Nordic Noir

This month’s Travel and Leisure caught on to the Nordic Noir trend with a piece that offers a guide to the sites associated with Stieg Larsson’s Millennium trilogy. Rather than the usual ponderings over why such as nice, clean, picturesque country like Sweden produces works of grisly crime fiction, the piece, written by Reggie Nadelson (who impressively manages to plug his own most recent book mid-way) digs into the geographical isolation of Stockholm’s new immigrants, as well as the geographical division of the classes and corresponding smouldering suspicion and resentment. One peeve, though: describing Sweden as a country of “frozen emotions” is just annoying.

I have always favored Henning Mankell over Stieg Larsson. With all his talk of “men who hate women,” Larsson tries just a little too hard to be a “good guy” for my tastes, and his hero Mikael Blomkvist’s irresistibility to women is frankly tiresome.

I never bothered with any of the Millennium related sites in Stockholm, but when I went to Ystad you bet I tracked down Mankell’s fictional inspector, Kurt Wallander.

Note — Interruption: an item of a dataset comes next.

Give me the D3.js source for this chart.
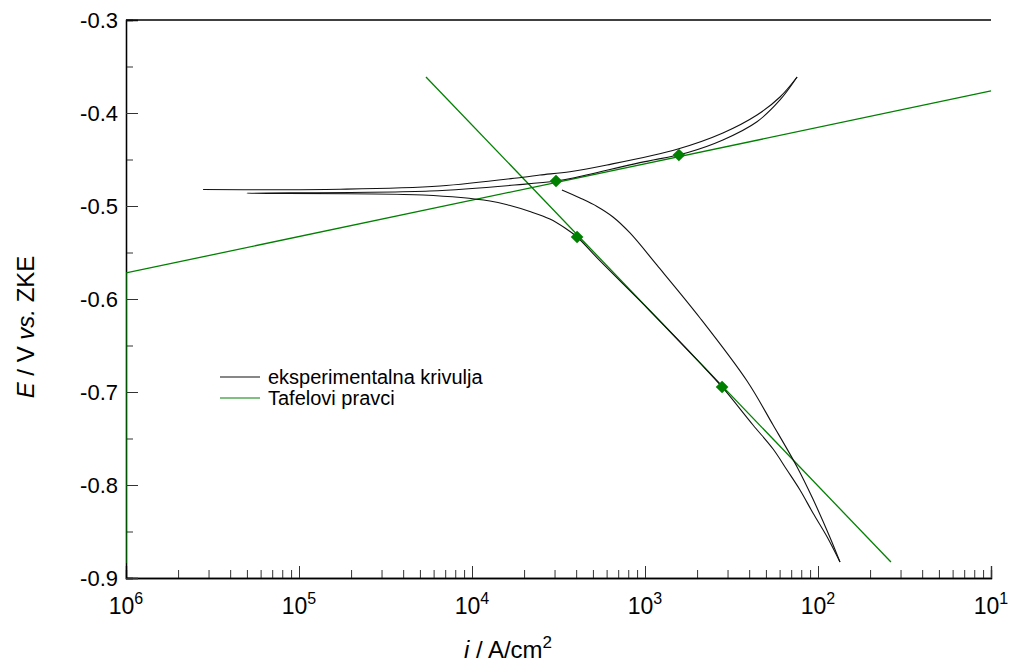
<!doctype html>
<html>
<head>
  <script src="https://d3js.org/d3.v7.min.js"></script>
</head>
<style>
  body {
    margin: 0;
    background: #fff;
  }

  svg text {
    font-family: Arial, "Liberation Sans", sans-serif;
    fill: #000;
  }
</style>
<body>
<svg></svg>

<script>
  // data: [current density, potential]
  const upperSweep = [
    [2.79e-6, -0.4823], [1.73e-5, -0.4820], [6.53e-5, -0.4785], [1.97e-4, -0.4691],
    [2.47e-4, -0.4667], [3.68e-4, -0.4631], [6.03e-4, -0.4559], [1.55e-3, -0.4387],
    [2.82e-3, -0.4215], [4.44e-3, -0.4022], [6.03e-3, -0.3828], [7.57e-3, -0.3613]
  ];
  const lowerSweep = [
    [7.57e-3, -0.3613], [6.03e-3, -0.3860], [4.44e-3, -0.4094], [2.82e-3, -0.4290],
    [1.75e-3, -0.4427], [9.35e-4, -0.4534], [3.84e-4, -0.4699], [3.06e-4, -0.4731],
    [1.97e-4, -0.4767], [5.71e-5, -0.4839], [5.00e-6, -0.4863], [5.21e-5, -0.4882],
    [1.27e-4, -0.4946], [1.66e-4, -0.4995], [2.16e-4, -0.5059], [2.82e-4, -0.5140],
    [3.45e-4, -0.5237], [4.05e-4, -0.5333], [5.50e-4, -0.5591], [1.07e-3, -0.6129],
    [2.08e-3, -0.6688], [2.79e-3, -0.6946], [4.21e-3, -0.7355], [5.50e-3, -0.7613],
    [6.62e-3, -0.7839], [7.87e-3, -0.8054], [9.35e-3, -0.8301], [1.13e-2, -0.8559],
    [1.34e-2, -0.8828]
  ];
  const cathodicSweep = [
    [3.31e-4, -0.4828], [4.21e-4, -0.4914], [5.28e-4, -0.5005], [6.53e-4, -0.5118],
    [8.19e-4, -0.5290], [1.17e-3, -0.5634], [2.08e-3, -0.6204], [3.89e-3, -0.6882],
    [5.50e-3, -0.7355], [7.57e-3, -0.7806], [9.35e-3, -0.8151], [1.17e-2, -0.8559],
    [1.34e-2, -0.8828]
  ];
  const anodicTafel = [[1e-6, -0.884], [1e-6, -0.572], [1e-1, -0.3763]];
  const cathodicTafel = [[5.42e-5, -0.3613], [2.64e-2, -0.8828]];
  const tafelPoints = [[3.06e-4, -0.4731], [1.57e-3, -0.4452], [4.05e-4, -0.5333], [2.79e-3, -0.6946]];

  const xMajor = [1e-6, 1e-5, 1e-4, 1e-3, 1e-2, 1e-1];
  const xLabels = ["6", "5", "4", "3", "2", "1"];
  const yMajor = [-0.3, -0.4, -0.5, -0.6, -0.7, -0.8, -0.9];
  const yLabels = ["-0.3", "-0.4", "-0.5", "-0.6", "-0.7", "-0.8", "-0.9"];
  const yMinor = [-0.35, -0.45, -0.55, -0.65, -0.75, -0.85];
  const legendNames = ["eksperimentalna krivulja", "Tafelovi pravci"];

  const chartWidth = 1011, chartHeight = 663;
  const plotLeft = 126, plotRight = 991, plotTop = 20, plotBottom = 578;
  const green = "#008000";

  const svg = d3.select("svg")
    .attr("width", chartWidth)
    .attr("height", chartHeight);

  const x = d3.scaleLog().domain([1e-6, 1e-1]).range([plotLeft, plotRight]);
  const y = d3.scaleLinear().domain([-0.9, -0.3]).range([plotBottom, plotTop]);

  const xMinor = [];
  xMajor.slice(0, -1).forEach(function (d) {
    for (let k = 2; k < 10; k++) xMinor.push(d * k);
  });

  svg.append("defs").append("clipPath").attr("id", "plot")
    .append("rect")
    .attr("x", plotLeft).attr("y", plotTop - 1)
    .attr("width", plotRight - plotLeft + 1).attr("height", plotBottom - plotTop + 2);

  // axes
  const xAxisMinor = d3.axisBottom(x).tickValues(xMinor).tickSize(-8).tickFormat("");
  const xAxisMajor = d3.axisBottom(x).tickValues(xMajor).tickSize(-12).tickFormat("");
  const yAxisMinor = d3.axisLeft(y).tickValues(yMinor).tickSize(-7).tickFormat("");
  const yAxisMajor = d3.axisLeft(y).tickValues(yMajor).tickSize(-12)
    .tickFormat(function (d, i) { return yLabels[i]; });

  svg.append("g").attr("transform", `translate(0, ${plotBottom})`).call(xAxisMinor);
  svg.append("g").attr("transform", `translate(0, ${plotBottom})`).call(xAxisMajor);
  svg.append("g").attr("transform", `translate(${plotLeft}, 0)`).call(yAxisMinor);
  const yg = svg.append("g").attr("transform", `translate(${plotLeft}, 0)`).call(yAxisMajor);
  yg.selectAll("text")
    .attr("x", -8)
    .attr("dy", "0.36em")
    .style("font-size", "22px")
    .style("font-family", "Arial, 'Liberation Sans', sans-serif");

  svg.selectAll(".domain").attr("stroke", "#000").attr("stroke-width", 1.3);
  svg.selectAll(".tick line").attr("stroke", "#333").attr("stroke-width", 1);

  // top frame line
  svg.append("line")
    .attr("x1", plotLeft).attr("x2", plotRight)
    .attr("y1", plotTop).attr("y2", plotTop)
    .attr("stroke", "#000").attr("stroke-width", 1.3);

  // x tick labels with superscripts
  const xl = svg.append("g").selectAll("text")
    .data(xMajor)
    .join("text")
    .attr("x", function (d) { return x(d); })
    .attr("y", 614)
    .attr("text-anchor", "middle")
    .style("font-size", "23px");
  xl.append("tspan").text("10");
  xl.append("tspan")
    .attr("dy", -10)
    .style("font-size", "16px")
    .text(function (d, i) { return xLabels[i]; });

  const line = d3.line()
    .x(function (d) { return x(d[0]); })
    .y(function (d) { return y(d[1]); })
    .curve(d3.curveCatmullRom.alpha(0.5));

  const straight = d3.line()
    .x(function (d) { return x(d[0]); })
    .y(function (d) { return y(d[1]); });

  const plot = svg.append("g").attr("clip-path", "url(#plot)");

  [anodicTafel, cathodicTafel].forEach(function (d) {
    plot.append("path")
      .datum(d)
      .attr("d", straight)
      .attr("fill", "none")
      .attr("stroke", green)
      .attr("stroke-width", 1.3);
  });

  [upperSweep, lowerSweep, cathodicSweep].forEach(function (d) {
    plot.append("path")
      .datum(d)
      .attr("d", line)
      .attr("fill", "none")
      .attr("stroke", "#111")
      .attr("stroke-width", 1.1);
  });

  plot.selectAll(".pt")
    .data(tafelPoints)
    .join("path")
    .attr("class", "pt")
    .attr("d", d3.symbol().type(d3.symbolSquare).size(80))
    .attr("transform", function (d) { return `translate(${x(d[0])}, ${y(d[1])}) rotate(45)`; })
    .attr("fill", green);

  // legend
  const legendColors = ["#111", green];
  const lg = svg.append("g");
  legendNames.forEach(function (name, i) {
    const ly = 377 + i * 21;
    lg.append("line")
      .attr("x1", 220).attr("x2", 260)
      .attr("y1", ly).attr("y2", ly)
      .attr("stroke", legendColors[i])
      .attr("stroke-width", 1.2);
    lg.append("text")
      .attr("x", 268).attr("y", ly + 7)
      .style("font-size", "20px")
      .text(name);
  });

  // axis titles
  const yt = svg.append("text")
    .attr("transform", "translate(34, 327) rotate(-90)")
    .attr("text-anchor", "middle")
    .style("font-size", "24px");
  yt.append("tspan").style("font-style", "italic").text("E");
  yt.append("tspan").text("  / V ");
  yt.append("tspan").style("font-style", "italic").text("vs.");
  yt.append("tspan").text(" ZKE");

  const xt = svg.append("text")
    .attr("x", 508).attr("y", 658)
    .attr("text-anchor", "middle")
    .style("font-size", "24px");
  xt.append("tspan").style("font-style", "italic").text("i");
  xt.append("tspan").text(" / A/cm");
  xt.append("tspan").attr("dy", -10).style("font-size", "17px").text("2");
</script>
</body>
</html>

Wallander cake. Photo: Karen Dion

— Special Wallander Cake (decorated in the colors of the Swedish police force) at Fridolfs Konditorei in Ystad. The cafe freqently appears in Mankell’s books as the place where Wallander get his usual herring sandwich.

Ystad street. Photo: Karen Dion

Ystad’s typical pleasant, colorful facade. Don’t be fooled, evil lurks below.

Ystad Bok kaffe. Photo: author

Cafes are ubiquitous in Ystad, as are various media detailing where you can retrace Wallander’s footsteps.

Stockholm

The rain finally cleared and my cold finally gave me a bit of a break, so we got out and into Stockholm and the sun brightened it all up for us.  The city which looked so menacing yesterday under heavy, dark clouds seemed so lighthearted and fun today.

We took one of those “hop-on, hop-off” boat tours around and through the islands, wandered through several ages of Sweden and a world of animals at Skansen; bypassed an event celebrated a round-the-world yacht race, and ended up in Gamla Stan again. But like I say, so much prettier today.

Fever Ray in Stockholm

It rained from before we arrived until after we left. It did not stop raining. I got a cold. The rain made my cold worse. I was miserable. We lined up by the stage to wait and our feet sank into the mud as the announcer told us she was not coming on for another half hour.
Then she arrived and it was worth all of it. Fever Ray’s performance at the Where the Action is Festival in Stockholm on Saturday night was spellbinding: costumes out of a child’s story-book, vocal pitches that varied from sweet and child-like to threatening and monstrous and a dreamy laser you could lose yourself in.